Kesukaan Ariadne pada Theseus sudah menjadi-jadi, dia sudah tak memperdulikan lagi jika suatu saat ayahnya (minos) tidak menyukai/merestui hubungan mereka. Dia menganggap hal itu sebagai suatu hal yang biasa. Ariadne tidak lagi menggunakan akal sehatnya dia lebih mendahulukan emosi serta egonya. Dia rela diusir dari istana minos, jika Dia selalu bersama Theseus dimanapun Dia berada. (halaman 28).
Rasa cinta Ariadne yang begitu besarnya kepada Theseus, sehingga dia mencarikan jalan kelaur dari masalahnya sehingga Theseus dapat mengalahkan Minotaur, dan pulang dengan selamat. Maka diantarlah Theseus kepada seseorang yang aakan menggambar/melukiskan minotaur kepada theseus yaitu Deadalus, Deadaluslah yang telah membuat Labyrinth (tempat tinggal minotaur) serta Dialah yang telah membina Minotaur. (halaman 27)
Rasa cinta Ariadne kepada Theseus yang begitu besar tidak membuat theseus langsung terpesona dan jatuh cinta kepadanya. Sebagaimana kata pepatah “Cinta Bertepuk Sebelah Tangan”. Mungkin pepatah inilah yang pas untuk hubungan ariadne dengan theseus. Cinta yang begitu besar ariadne kepada theseus judtru dibalas Theseus dengan duri atau pengkhianatan. Theseus tidak mau tahu kalau dirinya bisa lolos dari maut atau menang melawan minotaur adalah berkat Ariadne. Theseus justru mengangap kemenangan yang ia dapatkan adalah hasil kerja kerasnya sendiri.
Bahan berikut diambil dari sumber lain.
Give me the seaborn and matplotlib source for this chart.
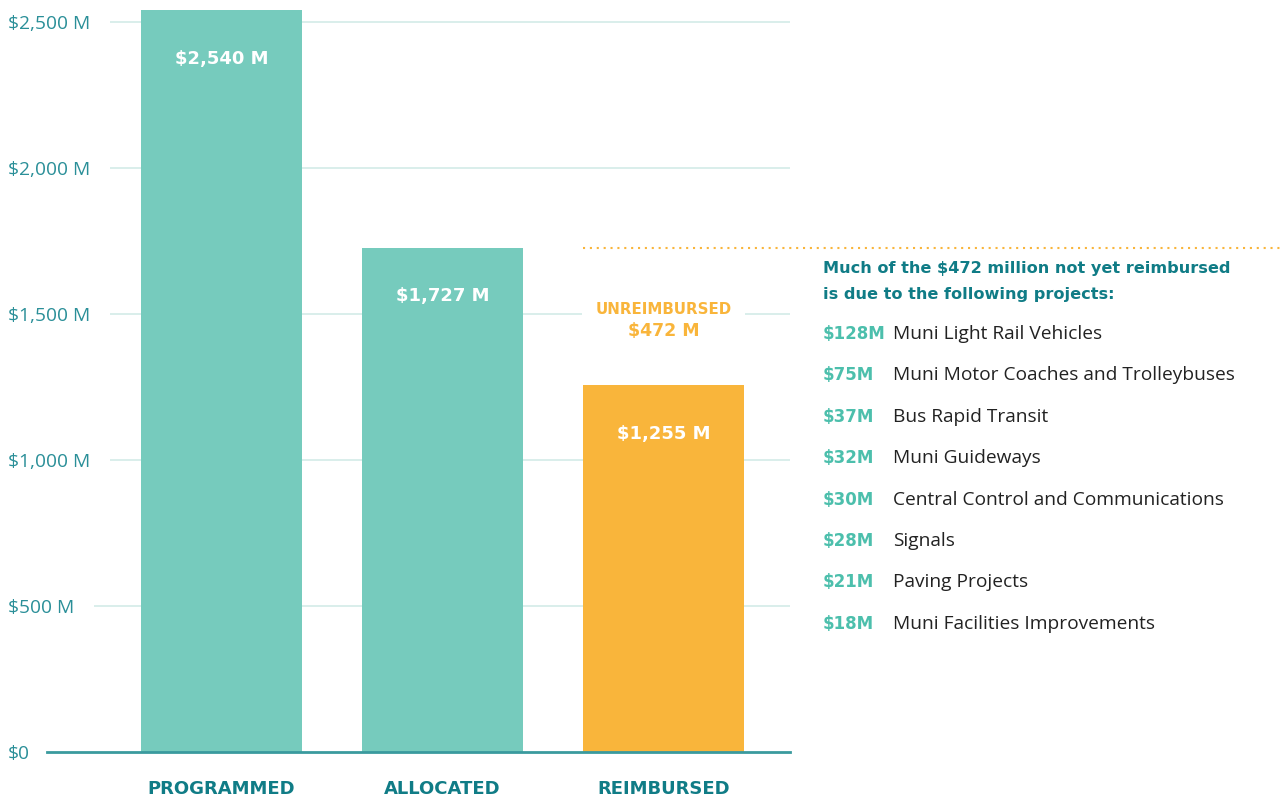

Theseus lebih mencintai Phaedra (adik kandung Ariadne) daripada Ariadne, Thesius muak dengan sikap Ariadne yang mudah sekali menyerahkan dirinya, theseus juga jemu akan sikap lemah lembut yang dipaksa-paksa itu secara berlebih-lebihan, jemu terhadap desakan untuk meyakinkan cintanya yang abadi, dan nama-nama manis (misal:anjing kecilnya, elang kecilnya) yang diberikan Ariadne kepada Theseus, serta ariadne terlalu mencintai sastra yang justru dibenci oleh Theseus (halaman 28). Dengan bantuan Pirithous sahabatnya, theseus merencanakan siasat yang dapat membuat theseus dan Phaedra meninggalkan Kreta menuju yunani dengan selamat.
Siasat yang telah diatur seblumnya mulai dijalankan. Hal pertama yang dilakukan Theseus membujuk Ariadne agar mengajak adiknya Glaukus (adik laki-laki Ariadne yang wajahnya mirip dengan Phaedra). Langkah kedua memotong rambut Phaedra agar mirip seperti Glaukus sehingga tak ada orang yang curiga. Akhirnya tibalah waktunya unutk menjalankan rencana tersebut. Ariadne telah lebih dulu pergi ke kapal untuk mempersiapkan tempat untuknya. setelah makan malam kemudian Phaedra pura-pura meningalkan ruang makan dan langsung menuju ke kapal dengan perhitungan tidak ada orang yang tahu sampai waktu pagi. Rencana berjalan seperti apa yang dinginkan Theseus. Akhirnya theseus dan sahabatnya serta phaedra dan Ariadne meninggalkan Kreta.(halaman 48 – 50). Dalam pelayaran Ariadne belum juga mengetahui kalau dirinya sebenarnya ditipu. Namun, sebagaimana kata pepatah “Sepandai kita Menyimpan Bangkai, Baunya akan Tetap Tercium”. Pepatah ini memang benar, akhirnya Ariadne pun mengetahui tipu muslihat bahwa Phaedralah yang diikut bersama dengan pakaian Glaukus, maka Ariadnepun meronta marah, menjerit-jerit mengancam, dan menuduh berkhianat, akhirnya Theseus menurunkan Ariadne di pulau Naxos. “Ketika ego didahulukan tanpa mempertimbangkan dengan akal yan sehat maka kehancuran dan kebinasahan serta penyesalan akan datang kepadanya” mungkin kata-kata itulah yang cocok untuk menggambarkan kehidupan atau keadaan Ariadne pada saat itu. Pada saat akan diturunkan ariadne mengancam akan membuat sebuah nyanyian yang menggambarkan betapa rendahnya Theseus karena meninggalkan dirinya. (halaman 51) Ancaman inilah yang justru membuat theseus gelisah untuk memikirkannya dikemudian hari.